Youths, women groups and grassroots advocates on the platform of the Epe Community Water Parliament (ECWP) have demanded that the Governor Akinwunmi Ambode administraton rehabilitate the Epe Mini Waterworks and evolve solutions to the lingering water crisis in Lagos within democratic and public control.
The ECWP, an affiliate of the Our Water, Our Right Coalition, registered its aversion to water privatisation plans by the state government through a protest march on the streets of Epe and a visit to the campaigns office of Olusegun Olulade, representing Epe Constituency II at the Lagos State House of Assembly, asking him to side with them in demands to keep Lagos water public. The group also marched to the premises of the Epe Mini Waterworks where they displayed placards with various inscriptions and demanded rehabilitation of the facility.
Coordinator of ECWP, Adesanya Oguntimirin, said that the Epe community had reservations about plans to concession Lagos water infrastructure to privatisers under a Public-Private-Partnership (PPP) model of water privatisation which will bring in three corporations with allaged unsavory human rights record. The corporations are Veolia, Abengoa and Metito.
“The PPP is an anti-people model because it is built only on the premise that water is a commodity that money can be made from. It does not accommodate the human right to water and is difficult to exit. It is laced with uncertainties such as rate hikes, service cutoffs, unfulfilled infrastructure promises which, combined, will not guarantee access to water by our mostly poor people.”
He said that the Epe people in unanimity reject water privatisation and want a rehabilitation for the waterworks in the community to reduce the suffering of mostly women who will have to go long distances to get water at huge costs.
A women rights activist, Funmi Ajayi, also emphasised the challenges women face in obtaining water, adding that water privatisation would further burden women who will have to cough up more to get water and be cut off if they cannot pay.
“The language of the state government is one that is solely focused on making revenue from water and not anything about human right or anything near it. These poor women here marching against privatisation are the ones who know what lies ahead and have decided to ask that the state government does not take them on that road. We will resist it.”
Speaking in solidarity with the community people, Deputy Executive Director of Environmental Rights Action/Friends of the Earth Nigeria (ERA/FoEN), Akinbode Oluwafemi, said that ERA/FoEN stands in full support of the protest march and petition to Olulade, who is representing Epe Constituency.
In his words: “The voice of the people is the voice of God. We anticipate that the representative of the Epe people will hearken to the demands of his people and side with them to demand a halt to PPP and concessioning of the future of our people to for-profit only entities.”
The ERA/FoEN boss also added: “While we can see that a lot of development has come to the Epe community in form of good roads and lighting of the streets, the most crucial element of life which is water is still elusive because of the non-rehabilitation of the mini water works.”

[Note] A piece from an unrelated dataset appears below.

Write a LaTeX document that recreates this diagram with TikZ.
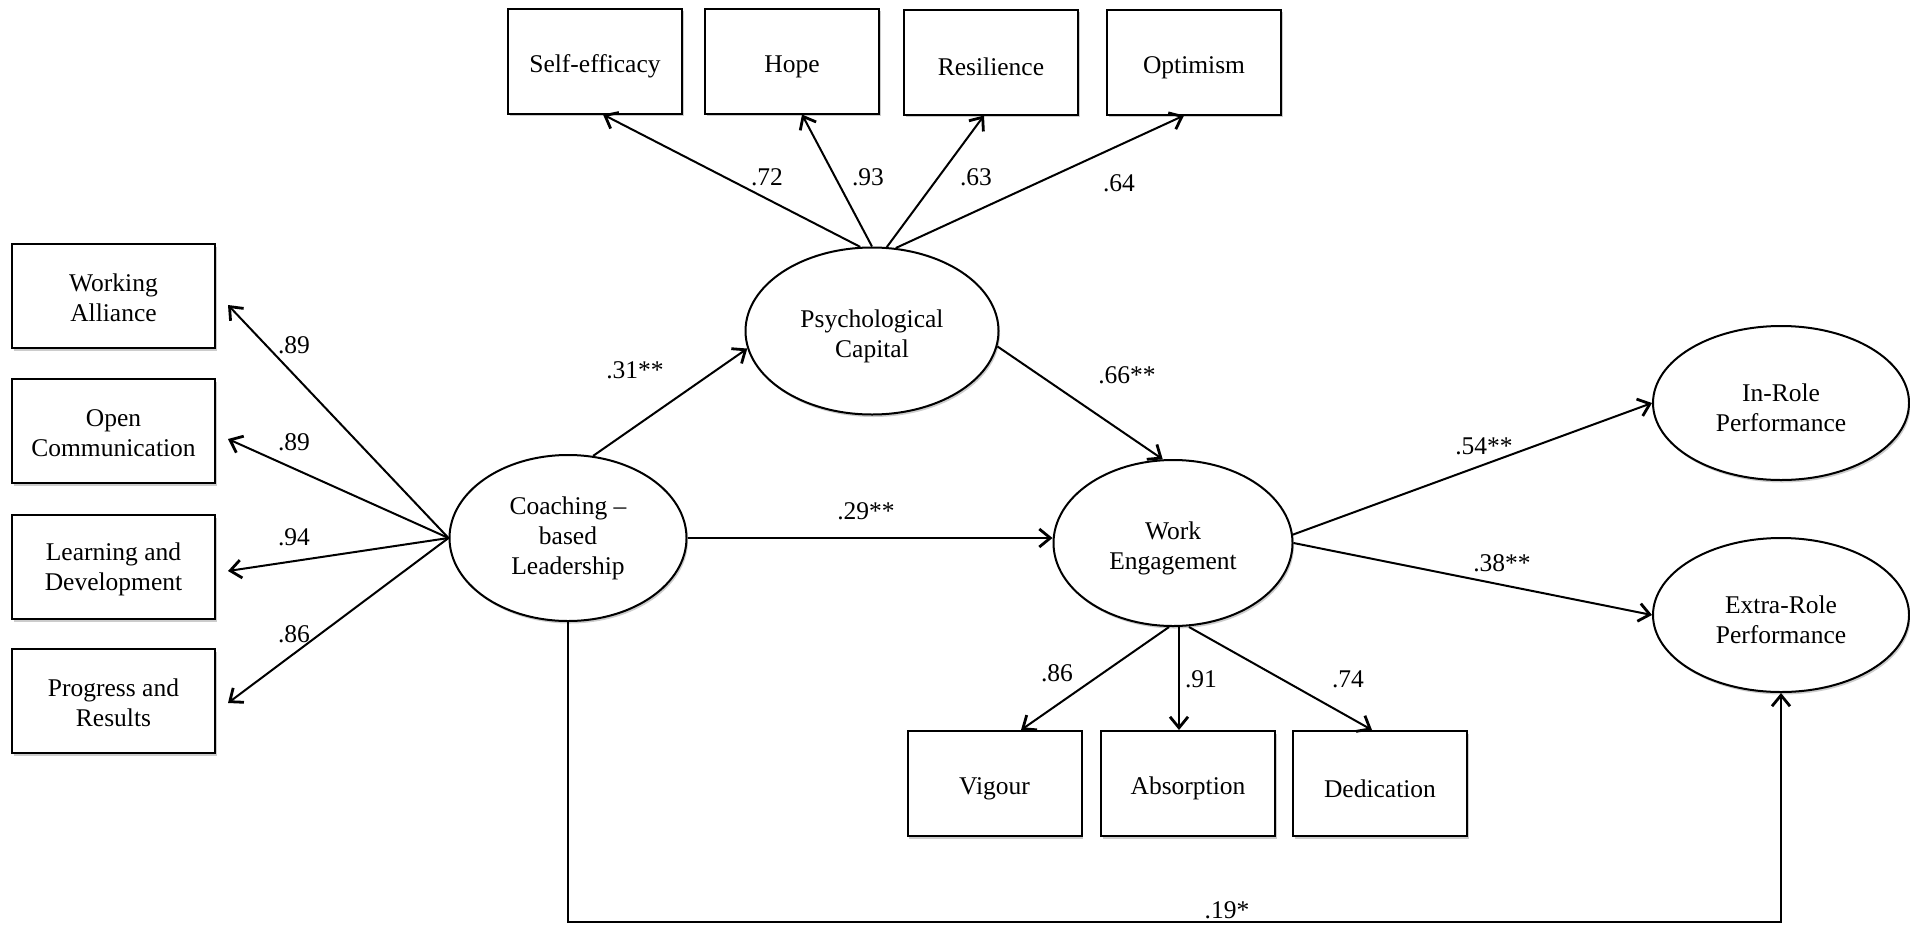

Representative of the Epe women, Bisi Fasasi, said that the reports of plans to privatise water was already sending jitters down the spines of the women, even as she cautioned that water should not be privatised under any guise as it would add more burden to women already weighed down with ensuring their household had adequate water for basic use.
Fasasi added that the inability of the Epe mini waterworks to deliver potable water to the locals had forced most households to patronise unwholesome sources that continually expose them to illnesses.
In the petition to Olulade, the group asked him to side with them on their demands for the rehabilitation of the Epe Mini-Waterworks, a halt to concession of Lagos water infrastructure with transnational corporations like Veolia, Metito, Abengoa; and that the Akinwunmi Ambode administration fully uphold the human right to water as an obligation of the government representing the people.
It also asked Governor Ambode to integrate broad public participation including that of women in developing plans to achieve universal access to clean water, rejection of contracts designed by or involving the IFC, which operates to maximise private profit, increase in budgetary allocation to the water sector, and the institution of a Water Trust Fund that will expand public financing of the water sector.